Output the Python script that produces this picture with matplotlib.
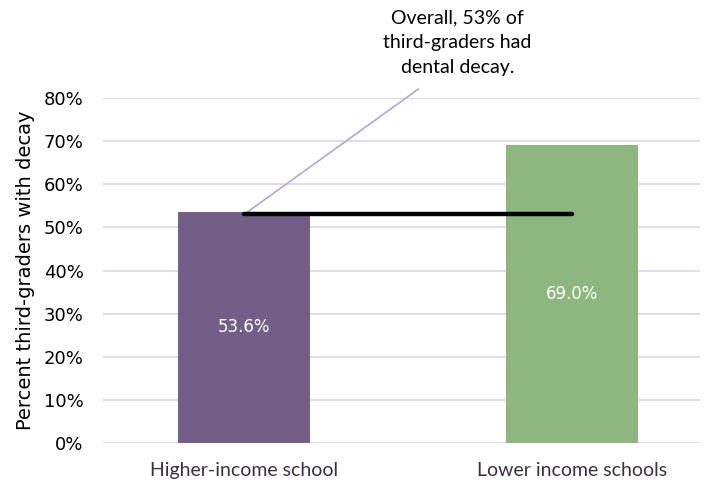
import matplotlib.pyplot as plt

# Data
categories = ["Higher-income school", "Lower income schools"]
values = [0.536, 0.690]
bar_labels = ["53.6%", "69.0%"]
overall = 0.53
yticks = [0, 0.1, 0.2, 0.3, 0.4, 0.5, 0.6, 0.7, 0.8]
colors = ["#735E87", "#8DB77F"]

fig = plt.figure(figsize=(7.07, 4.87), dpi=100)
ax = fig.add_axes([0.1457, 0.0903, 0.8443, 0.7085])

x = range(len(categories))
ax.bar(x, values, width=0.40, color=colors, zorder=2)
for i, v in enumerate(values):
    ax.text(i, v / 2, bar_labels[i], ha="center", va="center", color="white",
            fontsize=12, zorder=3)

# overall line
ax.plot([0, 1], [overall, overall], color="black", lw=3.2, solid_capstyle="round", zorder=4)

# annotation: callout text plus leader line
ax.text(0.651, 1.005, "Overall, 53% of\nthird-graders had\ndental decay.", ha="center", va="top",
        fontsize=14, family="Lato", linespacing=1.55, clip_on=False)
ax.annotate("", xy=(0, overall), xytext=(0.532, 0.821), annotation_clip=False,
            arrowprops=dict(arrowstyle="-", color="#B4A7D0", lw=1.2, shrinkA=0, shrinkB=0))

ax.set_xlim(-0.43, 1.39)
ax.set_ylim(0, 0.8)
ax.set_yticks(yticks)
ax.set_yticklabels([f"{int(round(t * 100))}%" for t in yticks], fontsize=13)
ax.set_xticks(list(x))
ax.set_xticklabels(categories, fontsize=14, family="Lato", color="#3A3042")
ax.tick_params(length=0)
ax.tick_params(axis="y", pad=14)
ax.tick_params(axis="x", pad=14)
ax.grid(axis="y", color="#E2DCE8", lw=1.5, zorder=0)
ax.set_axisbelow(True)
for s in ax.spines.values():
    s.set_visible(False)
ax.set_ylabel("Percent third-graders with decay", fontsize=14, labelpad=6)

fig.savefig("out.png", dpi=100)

++++++

■ **Your objective**
Restate exactly, please, only the lines between the start of the data and the line containing "lw=1.2, shrinkA=0, shrinkB=0))", both ends included, skipping the pictures.

■ **Solved exercise**
Output the Python script that produces this picture with matplotlib.
import matplotlib.pyplot as plt

# Data
categories = ["Higher-income school", "Lower income schools"]
values = [0.536, 0.690]
bar_labels = ["53.6%", "69.0%"]
overall = 0.53
yticks = [0, 0.1, 0.2, 0.3, 0.4, 0.5, 0.6, 0.7, 0.8]
colors = ["#735E87", "#8DB77F"]

fig = plt.figure(figsize=(7.07, 4.87), dpi=100)
ax = fig.add_axes([0.1457, 0.0903, 0.8443, 0.7085])

x = range(len(categories))
ax.bar(x, values, width=0.40, color=colors, zorder=2)
for i, v in enumerate(values):
    ax.text(i, v / 2, bar_labels[i], ha="center", va="center", color="white",
            fontsize=12, zorder=3)

# overall line
ax.plot([0, 1], [overall, overall], color="black", lw=3.2, solid_capstyle="round", zorder=4)

# annotation: callout text plus leader line
ax.text(0.651, 1.005, "Overall, 53% of\nthird-graders had\ndental decay.", ha="center", va="top",
        fontsize=14, family="Lato", linespacing=1.55, clip_on=False)
ax.annotate("", xy=(0, overall), xytext=(0.532, 0.821), annotation_clip=False,
            arrowprops=dict(arrowstyle="-", color="#B4A7D0", lw=1.2, shrinkA=0, shrinkB=0))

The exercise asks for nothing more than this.